Board members drew an analogy between policyholder participation rights and dividends on cumulative preference shares. Current accounting standards do not require recognition of such dividends unless they are declared, but the entity is often prevented from paying a dividend on ordinary shares unless it first pays a dividend on the cumulative preference shares. In other words, not all retained earnings can be attributed to the ordinary shareholders.

The Board agreed to explore whether it was possible to develop a presentation (either on the face of the financial statements or in the footnotes) that would enable an entity to distinguish those elements of shareholders' equity to which the shareholders did not have a claim, either by way of dividend or on liquidation.

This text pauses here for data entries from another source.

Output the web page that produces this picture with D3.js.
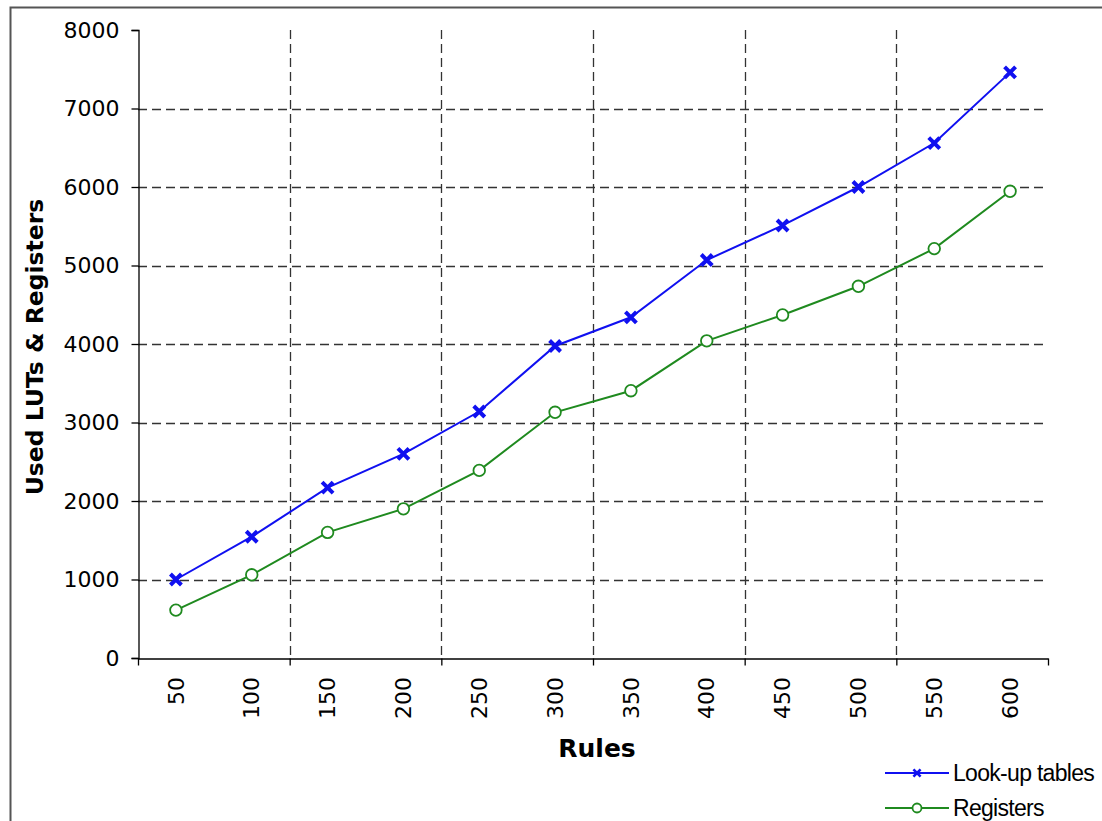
<!DOCTYPE html>
<html>
<head>
<meta charset="utf-8">
<script src="https://cdn.jsdelivr.net/npm/d3@7"></script>
<style>
  body { margin: 0; background: #fff; }
</style>
</head>
<body>
<div id="chart"></div>
<script>
const rules = [50, 100, 150, 200, 250, 300, 350, 400, 450, 500, 550, 600]
const luts = [1000, 1545, 2170, 2600, 3140, 3975, 4340, 5070, 5510, 6000, 6560, 7460]
const registers = [610, 1060, 1600, 1900, 2390, 3130, 3405, 4040, 4370, 4735, 5215, 5945]
const yTicks = [0, 1000, 2000, 3000, 4000, 5000, 6000, 7000, 8000]
const seriesNames = ["Look-up tables", "Registers"]

const W = 1102, H = 821
const plotLeft = 138, plotRight = 1048, plotTop = 30, plotBottom = 658
const font = "DejaVu Sans"

const svg = d3.select("#chart").append("svg")
    .attr("width", W)
    .attr("height", H)

// outer frame
svg.append("rect")
    .attr("x", 10.5).attr("y", 7.5)
    .attr("width", W + 20).attr("height", H + 20)
    .attr("fill", "none")
    .attr("stroke", "#555")
    .attr("stroke-width", 2)

const x = d3.scaleBand().domain(rules).range([plotLeft, plotRight]).padding(0)
const xIdx = d3.scaleLinear().domain([0, rules.length]).range([plotLeft, plotRight])
const y = d3.scaleLinear().domain([0, 8000]).range([plotBottom, plotTop])
const cx = d => x(d) + x.bandwidth() / 2

// gridlines
svg.append("g")
    .selectAll("line")
    .data(yTicks.filter(t => t > 0 && t < 8000))
    .enter().append("line")
    .attr("x1", plotLeft).attr("x2", plotRight)
    .attr("y1", d => Math.round(y(d)) + 0.5).attr("y2", d => Math.round(y(d)) + 0.5)
    .attr("stroke", "#333").attr("stroke-width", 1.3).attr("stroke-dasharray", "9,5")

svg.append("g")
    .selectAll("line")
    .data([2, 4, 6, 8, 10])
    .enter().append("line")
    .attr("x1", d => Math.round(xIdx(d)) + 0.5).attr("x2", d => Math.round(xIdx(d)) + 0.5)
    .attr("y1", plotTop).attr("y2", plotBottom)
    .attr("stroke", "#333").attr("stroke-width", 1.3).attr("stroke-dasharray", "9,5")

// axes
const yAxis = d3.axisLeft(y).tickValues(yTicks).tickFormat(d3.format("d")).tickSize(7).tickPadding(12)
svg.append("g")
    .attr("transform", `translate(${plotLeft + 0.5},0)`)
    .call(yAxis)
    .call(g => g.selectAll("text").attr("font-size", 22).attr("fill", "#000").attr("font-family", font))
    .call(g => g.selectAll("line, path").attr("stroke", "#000").attr("stroke-width", 1.3))

const xTickAxis = d3.axisBottom(xIdx).tickValues([0, 2, 4, 6, 8, 10, 12]).tickSize(7).tickFormat("").tickSizeOuter(0)
svg.append("g")
    .attr("transform", `translate(0,${plotBottom + 0.5})`)
    .call(xTickAxis)
    .call(g => g.selectAll("line, path").attr("stroke", "#000").attr("stroke-width", 1.3))

const xAxis = d3.axisBottom(x).tickSize(0).tickPadding(0)
svg.append("g")
    .attr("transform", `translate(0,${plotBottom})`)
    .call(xAxis)
    .call(g => g.select(".domain").remove())
    .call(g => g.selectAll("text")
        .attr("font-size", 22).attr("fill", "#000").attr("font-family", font)
        .attr("transform", "rotate(-90)")
        .attr("text-anchor", "end")
        .attr("x", -19).attr("y", 0).attr("dy", "0.35em"))

// titles
svg.append("text")
    .attr("x", 597).attr("y", 757)
    .attr("text-anchor", "middle")
    .attr("font-family", font)
    .attr("font-size", 25).attr("font-weight", "bold")
    .text("Rules")

svg.append("text")
    .attr("transform", "translate(43,347) rotate(-90)")
    .attr("text-anchor", "middle")
    .attr("font-family", font)
    .attr("font-size", 23.5).attr("font-weight", "bold")
    .text("Used LUTs & Registers")

// lines
const colors = ["#1010f0", "#1f8a1f"]
const line = d3.line().x((d, i) => cx(rules[i])).y(d => y(d))

const crossPath = "M-5.5,-5.5L5.5,5.5M-5.5,5.5L5.5,-5.5"

function drawCross(sel, color) {
    sel.append("path")
        .attr("d", crossPath)
        .attr("stroke", color).attr("stroke-width", 4).attr("fill", "none")
}

svg.append("path").datum(luts)
    .attr("d", line).attr("fill", "none")
    .attr("stroke", colors[0]).attr("stroke-width", 2)

svg.append("path").datum(registers)
    .attr("d", line).attr("fill", "none")
    .attr("stroke", colors[1]).attr("stroke-width", 2)

svg.append("g").selectAll("g")
    .data(luts).enter().append("g")
    .attr("transform", (d, i) => `translate(${cx(rules[i])},${y(d)})`)
    .each(function () { drawCross(d3.select(this), colors[0]) })

svg.append("g").selectAll("circle")
    .data(registers).enter().append("circle")
    .attr("cx", (d, i) => cx(rules[i])).attr("cy", d => y(d))
    .attr("r", 5.8)
    .attr("fill", "#fff").attr("stroke", colors[1]).attr("stroke-width", 1.8)

// legend
const legend = svg.append("g")
seriesNames.forEach((name, i) => {
    const ly = 773 + i * 35
    legend.append("line")
        .attr("x1", 885).attr("x2", 949).attr("y1", ly).attr("y2", ly)
        .attr("stroke", colors[i]).attr("stroke-width", 2)
    if (i === 0) {
        const g = legend.append("g").attr("transform", `translate(917,${ly}) scale(0.65)`)
        drawCross(g, colors[0])
    } else {
        legend.append("circle").attr("cx", 917).attr("cy", ly).attr("r", 4.5)
            .attr("fill", "#fff").attr("stroke", colors[1]).attr("stroke-width", 1.8)
    }
    legend.append("text")
        .attr("x", 953).attr("y", ly).attr("dy", "0.35em")
        .attr("font-family", "Liberation Sans")
        .attr("font-size", 23)
        .attr("letter-spacing", -0.7)
        .text(name)
})
</script>
</body>
</html>
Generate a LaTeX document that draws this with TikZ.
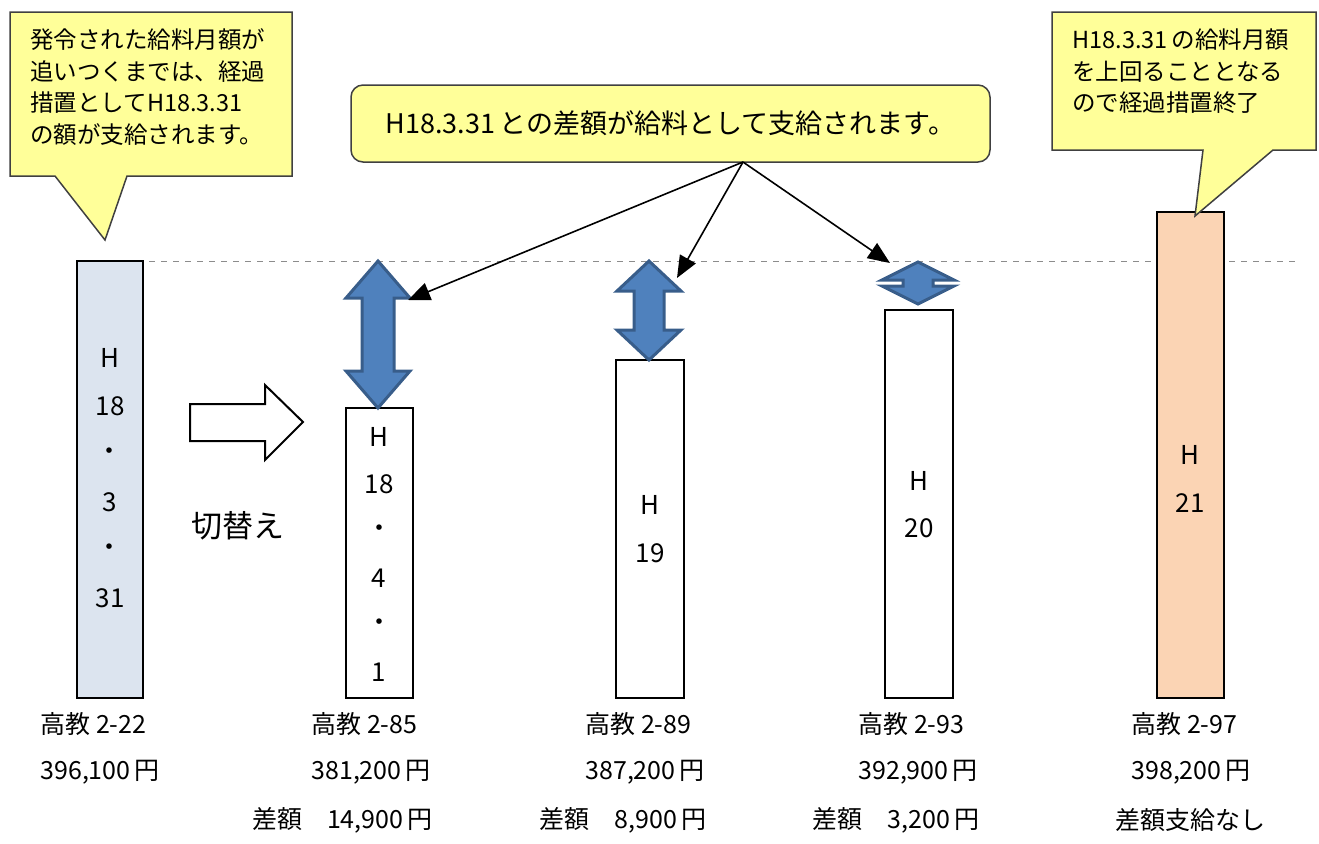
\documentclass[tikz,border=0pt]{standalone}
\usepackage{fontspec}
\newfontfamily\jpfont{Noto Sans CJK JP}
\usetikzlibrary{arrows.meta,positioning}
\definecolor{oldpay}{HTML}{DCE4EF}
\definecolor{lastpay}{HTML}{FBD4B4}
\definecolor{memo}{HTML}{FFFF99}
\definecolor{gapfill}{HTML}{4F81BD}
\definecolor{gapedge}{HTML}{385D8A}
% x, top, bottom, half head, half shaft, head length
\newcommand\gaparrow[6]{%
  \draw[gap] (#1,#2) -- (#1+#4,#2+#6) -- (#1+#5,#2+#6) -- (#1+#5,#3-#6)
    -- (#1+#4,#3-#6) -- (#1,#3) -- (#1-#4,#3-#6) -- (#1-#5,#3-#6)
    -- (#1-#5,#2+#6) -- (#1-#4,#2+#6) -- cycle;}
\begin{document}
\begin{tikzpicture}
  [x=0.5pt,y=-0.5pt,
  bar/.style={draw=black,line width=1pt},
  gap/.style={fill=gapfill,draw=gapedge,line width=1.5pt,line join=miter},
  note/.style={fill=memo,draw=black!75,line width=0.75pt},
  notetext/.style={font=\jpfont\fontsize{11.75}{15.75}\selectfont,align=left,anchor=west,inner sep=0},
  year/.style={font=\jpfont\fontsize{13}{15}\selectfont,inner sep=0},
  lbl/.style={font=\jpfont\fontsize{12.5}{14}\selectfont,inner sep=0},
  pointer/.style={-{Triangle[length=11pt,width=9pt]},line width=0.8pt},
  guide/.style={draw=black!45,dashed,line width=0.5pt}]
  \useasboundingbox (0,0) rectangle (1319,843);
  \draw[guide] (77,261) -- (1295,261);
  % bars
  \draw[bar,fill=oldpay] (77,261) rectangle (143,698);
  \draw[bar,fill=white] (346,408) rectangle (413,698);
  \draw[bar,fill=white] (616,360) rectangle (684,698);
  \draw[bar,fill=white] (885,310) rectangle (953,698);
  \draw[bar,fill=lastpay] (1157,212) rectangle (1224,698);
  \foreach \t [count=\i from 0] in {H,18,・,3,・,31}
    \node[year] (old\i) at (110,358+48*\i) {\t};
  \foreach \t [count=\i from 0] in {H,18,・,4,・,1}
    \node[year] (new\i) at (379,437+47*\i) {\t};
  \node[year] (y19a) at (650,505) {H};
  \node[year] (y19b) at (650,553) {19};
  \node[year] (y20a) at (919,481) {H};
  \node[year] (y20b) at (919,528) {20};
  \node[year] (y21a) at (1190,455) {H};
  \node[year] (y21b) at (1190,503) {21};
  % switch arrow
  \draw[line width=1pt] (190,404) -- (265,404) -- (265,385) -- (303,422)
    -- (265,460) -- (265,441) -- (190,441) -- cycle;
  \node[font=\jpfont\fontsize{15.5}{17}\selectfont,inner sep=0] (switch) at (238,526) {切替え};
  % gaps
  \gaparrow{378}{261}{408}{32}{16}{37}
  \gaparrow{649}{261}{360}{32}{15}{30}
  \gaparrow{918}{262}{304}{36}{15}{18}
  % callouts
  \draw[note] (10,12) -- (292,12) -- (292,176) -- (127,176) -- (105,240)
    -- (55,176) -- (10,176) -- cycle;
  \node[notetext] (memo1) at (30,87) {発令された給料月額が\\追いつくまでは、経過\\措置としてH18.3.31\\の額が支給されます。};
  \draw[note] (1052,12) -- (1316,12) -- (1316,150) -- (1273,150) -- (1195,216)
    -- (1203,150) -- (1052,150) -- cycle;
  \node[notetext] (memo3) at (1072,71.5) {H18.3.31\,の給料月額\\を上回ることとなる\\ので経過措置終了};
  \node[note,rounded corners=6pt,minimum width=319.5pt,minimum height=38.5pt,
    font=\jpfont\fontsize{13.5}{15}\selectfont] (memo2) at (670.5,123.5)
    {H18.3.31\,との差額が給料として支給されます。};
  \coordinate (fan) at (743,162);
  \coordinate (t2) at (408,300);
  \coordinate (t3) at (677,278);
  \coordinate (t4) at (890,263);
  \draw[pointer] (fan) -- (t2);
  \draw[pointer] (fan) -- (t3);
  \draw[pointer] (fan) -- (t4);
  % labels
  \node[lbl,anchor=west] (grade1) at (40,724) {高教 2-22};
  \node[lbl,anchor=west] (grade2) at (311,724) {高教 2-85};
  \node[lbl,anchor=west] (grade3) at (585,724) {高教 2-89};
  \node[lbl,anchor=west] (grade4) at (858,724) {高教 2-93};
  \node[lbl,anchor=west] (grade5) at (1131,724) {高教 2-97};
  \node[lbl,anchor=west] (pay1) at (40,772) {396,100\,円};
  \node[lbl,anchor=west] (pay2) at (311,772) {381,200\,円};
  \node[lbl,anchor=west] (pay3) at (585,772) {387,200\,円};
  \node[lbl,anchor=west] (pay4) at (858,772) {392,900\,円};
  \node[lbl,anchor=west] (pay5) at (1131,772) {398,200\,円};
  \node[lbl,anchor=east] (diff2) at (433,820) {差額　14,900\,円};
  \node[lbl,anchor=east] (diff3) at (707,820) {差額　8,900\,円};
  \node[lbl,anchor=east] (diff4) at (980,820) {差額　3,200\,円};
  \node[lbl] (diff5) at (1190,820) {差額支給なし};
\end{tikzpicture}
\end{document}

The presentation would show the restriction on distribution/ appropriation of retained profit attributable to the policyholders. (This would affect both the balance sheet and the statement of recognised income and expense.)

Universal life contracts

The Board discussed aspects of accounting for universal life contracts - those that permit the insured, after the initial payment, to pay premiums at any time, in virtually any amount, subject to certain minimums and maximums. Some Board members expressed deep dissatisfaction with some of the consequences of the model being developed by the staff. However, after discussion, the Board agreed not to change their prior articulated Preliminary View but directed the staff to conduct further research on the effects of 'guaranteed insurability' once the Discussion Paper is issued.

Crediting rates in universal life contracts

The Board discussed a proposal that estimates of crediting rates [in a given situation] should reflect what the insurer actually expects to do [in that situation], rather than assume that the insurer pays the absolute minimum that can be contractually required. Some Board members expressed deep discomfort about this concept, especially the implications of such an approach on the notion of 'exit value' discussed earlier in the meeting (see 19 September). The Board did not seem to conclude on this issue.